Trap 3: Ignoring data setup

Agents behave badly when test data is messy. A cart with stale items, a user with old permissions, or a staging environment with banners can create noise. Reset test data before the run or make cleanup part of the harness.

Trap 4: No rollback plan

If a prompt or model version creates noisy results, the team needs a rollback path. Pin versions where possible. Store prompts in source control. Treat prompt changes like code changes.

Trap 5: Running agents only in the happy path

Browser agents are useful for messy flows, but your oracle must still cover negative cases. Test out-of-stock products, validation messages, disabled buttons, expired sessions, and API errors. This is where real QA work begins.

Key Takeaways

AI browser agent testing is not about trusting a smart bot. It is about building enough evidence and control so a QA team can use the bot safely.
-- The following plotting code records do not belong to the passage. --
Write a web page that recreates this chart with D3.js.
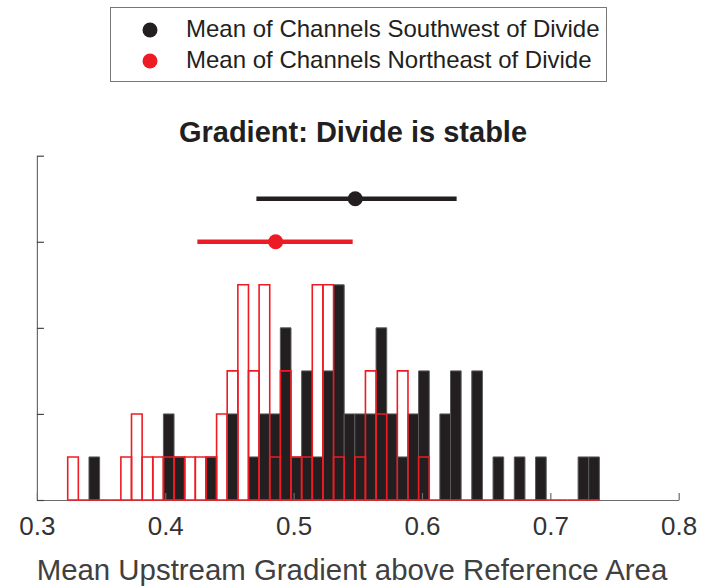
<!DOCTYPE html>
<html lang="en">
<head>
    <meta charset="utf-8">
    <title>Gradient: Divide is stable</title>
    <script src="https://d3js.org/d3.v7.min.js"></script>
    <style>
        body { margin: 0; background: #fff; }
        text { font-family: "Liberation Sans", Arial, Helvetica, sans-serif; }
    </style>
</head>
<body>
    <script type="text/javascript">
        // histogram bins (same edges for both groups)
        var binStart = 0.324;
        var binWidth = 0.008284;
        var southwestCounts = [0, 0, 1, 0, 0, 0, 0, 0, 0, 2,
                               1, 0, 0, 1, 0, 2, 0, 1, 2, 2,
                               4, 1, 3, 1, 3, 5, 2, 2, 2, 4,
                               2, 1, 2, 3, 0, 2, 3, 0, 3, 0,
                               1, 0, 1, 0, 1, 0, 0, 0, 1, 1];
        var northeastCounts = [1, 0, 0, 0, 0, 1, 2, 1, 1, 1,
                               1, 1, 1, 1, 2, 3, 5, 3, 5, 1,
                               3, 1, 1, 5, 5, 1, 0, 1, 3, 2,
                               0, 3, 0, 1, 0, 0, 0, 0, 0, 0,
                               0, 0, 0, 0, 0, 0, 0, 0, 0, 0];

        // mean and spread markers: [low, mean, high, row]
        var southwestMean = [0.471, 0.548, 0.627, 7];
        var northeastMean = [0.425, 0.486, 0.546, 6];

        var xTicks = [0.3, 0.4, 0.5, 0.6, 0.7, 0.8];
        var yTicks = [0, 2, 4, 6, 8];
        var legendLabels = ["Mean of Channels Southwest of Divide",
                            "Mean of Channels Northeast of Divide"];

        var black = "#231f20";
        var red = "#ed1c24";

        var w = 705;
        var h = 587;
        var margin = {top: 155.7, right: 26.3, bottom: 87, left: 36.9};

        var svg = d3.select("body")
                    .append("svg")
                    .attr("width", w)
                    .attr("height", h);

        var x = d3.scaleLinear()
                  .domain([0.3, 0.8])
                  .range([margin.left, w - margin.right]);
        var y = d3.scaleLinear()
                  .domain([0, 8])
                  .range([h - margin.bottom, margin.top]);

        function barPath(d, i) {
            var x0 = x(binStart + i * binWidth);
            var x1 = x(binStart + (i + 1) * binWidth);
            return "M" + x0 + "," + y(0) + "V" + y(d) + "H" + x1 + "V" + y(0) + "Z";
        }

        //Black bars (southwest)
        svg.append("g")
           .selectAll("path")
           .data(southwestCounts)
           .enter()
           .append("path")
           .attr("d", barPath)
           .attr("display", function(d) { return d > 0 ? null : "none"; })
           .attr("fill", black)
           .attr("stroke", "#5a5a5a")
           .attr("stroke-width", 1);

        //Axes
        var axisColor = "#6b6b6b";
        var xAxis = svg.append("g")
           .attr("transform", "translate(0," + y(0) + ")")
           .call(d3.axisBottom(x).tickValues(xTicks).tickSizeInner(-7).tickSizeOuter(0).tickPadding(16.5)
                 .tickFormat(d3.format(".1f")));
        xAxis.select(".domain").attr("stroke", axisColor).attr("stroke-width", 1.2);
        xAxis.selectAll(".tick line").attr("stroke", axisColor).attr("stroke-width", 1.2);
        xAxis.selectAll(".tick text")
             .attr("font-size", 26)
             .attr("fill", "#333")
             .style("font-family", "'Liberation Sans', Arial, sans-serif");

        var yAxis = svg.append("g")
           .attr("transform", "translate(" + x(0.3) + ",0)")
           .call(d3.axisLeft(y).tickValues(yTicks).tickSizeInner(-7).tickSizeOuter(0).tickFormat(""));
        yAxis.select(".domain").attr("stroke", axisColor).attr("stroke-width", 1.2);
        yAxis.selectAll(".tick line").attr("stroke", "#444").attr("stroke-width", 1.2);

        //Red outlined bars (northeast), drawn on top
        svg.append("g")
           .selectAll("path")
           .data(northeastCounts)
           .enter()
           .append("path")
           .attr("d", barPath)
           .attr("fill", "none")
           .attr("stroke", red)
           .attr("stroke-width", 1.6);

        //Mean markers with spread
        var means = [[southwestMean, black], [northeastMean, red]];
        means.forEach(function(m) {
            var d = m[0];
            svg.append("line")
               .attr("x1", x(d[0]))
               .attr("x2", x(d[2]))
               .attr("y1", y(d[3]))
               .attr("y2", y(d[3]))
               .attr("stroke", m[1])
               .attr("stroke-width", 4.5);
            svg.append("circle")
               .attr("cx", x(d[1]))
               .attr("cy", y(d[3]))
               .attr("r", 7.5)
               .attr("fill", m[1]);
        });

        //Title
        svg.append("text")
           .attr("x", 353)
           .attr("y", 141.5)
           .attr("text-anchor", "middle")
           .attr("font-size", 29)
           .attr("font-weight", "bold")
           .attr("fill", black)
           .text("Gradient: Divide is stable");

        //X label
        svg.append("text")
           .attr("x", 352)
           .attr("y", 580)
           .attr("text-anchor", "middle")
           .attr("font-size", 29.4)
           .attr("fill", "#404040")
           .text("Mean Upstream Gradient above Reference Area");

        //Legend
        var legend = svg.append("g");
        legend.append("rect")
              .attr("x", 110.5)
              .attr("y", 7.5)
              .attr("width", 496)
              .attr("height", 74)
              .attr("fill", "#fff")
              .attr("stroke", "#777")
              .attr("stroke-width", 1);
        legend.selectAll("g.item")
              .data(legendLabels)
              .enter()
              .append("g")
              .attr("class", "item")
              .attr("transform", function(d, i) { return "translate(0," + (30 + i * 31) + ")"; })
              .each(function(d, i) {
                  var g = d3.select(this);
                  g.append("circle")
                   .attr("cx", 150)
                   .attr("cy", 0)
                   .attr("r", 7.5)
                   .attr("fill", i === 0 ? black : red);
                  g.append("text")
                   .attr("x", 186)
                   .attr("y", 7)
                   .attr("font-size", 24)
                   .attr("fill", black)
                   .text(d);
              });
    </script>
</body>
</html>
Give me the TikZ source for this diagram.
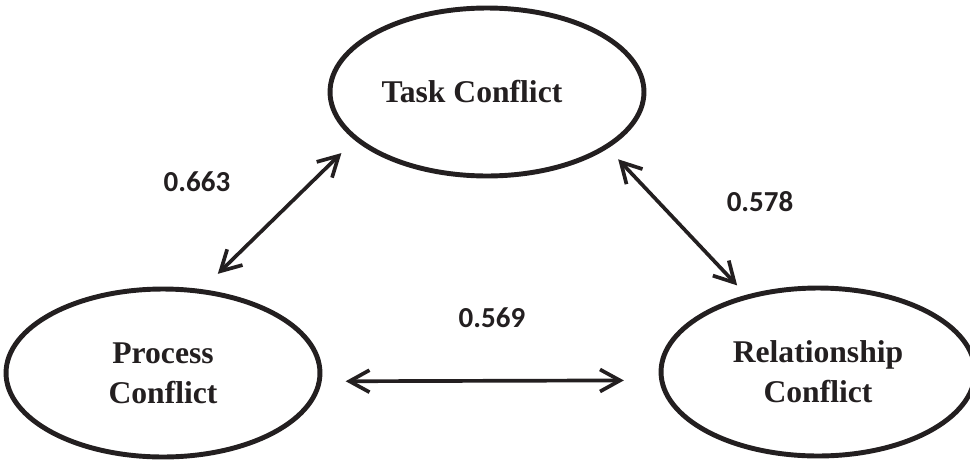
\documentclass[tikz,border=0pt]{standalone}
\usepackage{fontspec}
\setmainfont{Liberation Serif}
\newfontfamily\numfont{Carlito}
\usetikzlibrary{shapes.geometric,arrows.meta}
\definecolor{ink}{RGB}{35,31,32}
\tikzset{
  factor/.style={draw=ink, text=ink, ellipse, line width=2.8pt, minimum width=6.28cm,
    minimum height=3.36cm, inner sep=0pt, align=center,
    font=\fontsize{18}{22.7}\selectfont\bfseries},
  corr/.style={{Straight Barb[length=4mm,width=4.4mm]}-{Straight Barb[length=4mm,width=4.4mm]},
    draw=ink, line width=2.1pt},
  coef/.style={text=ink, font=\numfont\fontsize{16.5}{20}\selectfont\bfseries}
}
\begin{document}
\begin{tikzpicture}[x=0.02cm, y=-0.02cm]
  \useasboundingbox (0,0) rectangle (970,460);
  \node[factor] (task) at (487,92) {Task Conflict\hspace*{0.6cm}};
  \node[factor] (proc) at (163,373) {Process\\Conflict};
  \node[factor] (rel) at (818,372) {Relationship\\Conflict};
  \draw[corr, shorten <=0.44cm, shorten >=0.37cm] (proc.65) -- (task.200);
  \draw[corr, shorten <=0.3cm, shorten >=0.26cm] (task.335) -- (rel.133);
  \draw[corr, shorten <=0.48cm, shorten >=0.71cm] (proc.-3) -- (rel.183);
  \node[coef] (c1) at (197,182) {0.663};
  \node[coef] (c2) at (760,202) {0.578};
  \node[coef] (c3) at (492,318) {0.569};
\end{tikzpicture}
\end{document}
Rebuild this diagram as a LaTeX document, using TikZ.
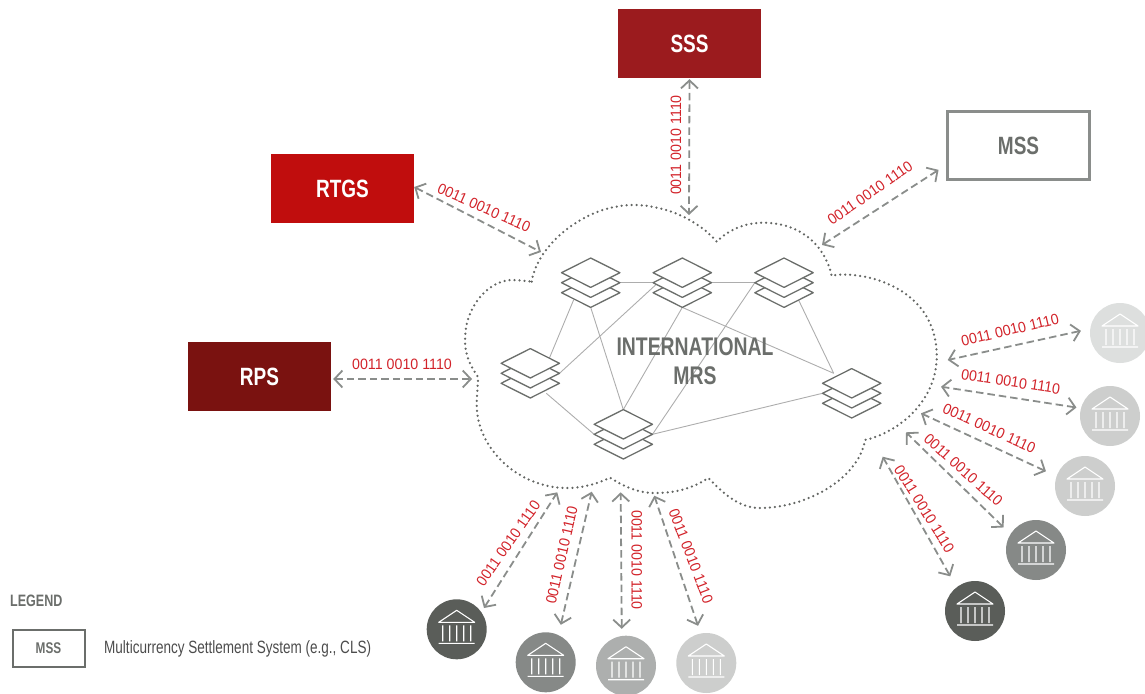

Ask three questions before trusting a run: what did it click, what evidence did it save, and what would fail the test?
Save passing evidence, not only failure screenshots.
Use traces, screenshots, logs, action history, and deterministic assertions together.
Keep the agent goal separate from the test oracle.
Promote agent runs from advisory to blocking only after you measure false passes and false fails.

My practical advice: start with one low-risk flow, build the evidence pack, and review 20 runs before you add a release gate. That gives you data, not vibes.

FAQ

What is AI browser agent testing?

AI browser agent testing is the practice of using an AI-driven browser agent to navigate a web application while a QA harness records actions, evidence, and assertions. The agent can decide how to move through the UI, but the test should still define clear pass and fail rules.

Can AI browser agents replace Playwright tests?

No, not for stable release gates. I use agents for flexible navigation and exploration, then use Playwright-style assertions for deterministic validation. The best setup combines both.

What evidence should an AI browser agent save?

At minimum, save the prompt, action log, screenshots, assertion results, network logs, console logs, and a trace when possible. For important flows, also save a manifest with model, prompt, environment, and agent versions.

How do I reduce false passes in agent testing?

Write explicit oracles. Do not accept “task completed” from the agent as the final answer. Verify the business state with selectors, API checks, database checks, or structured page data.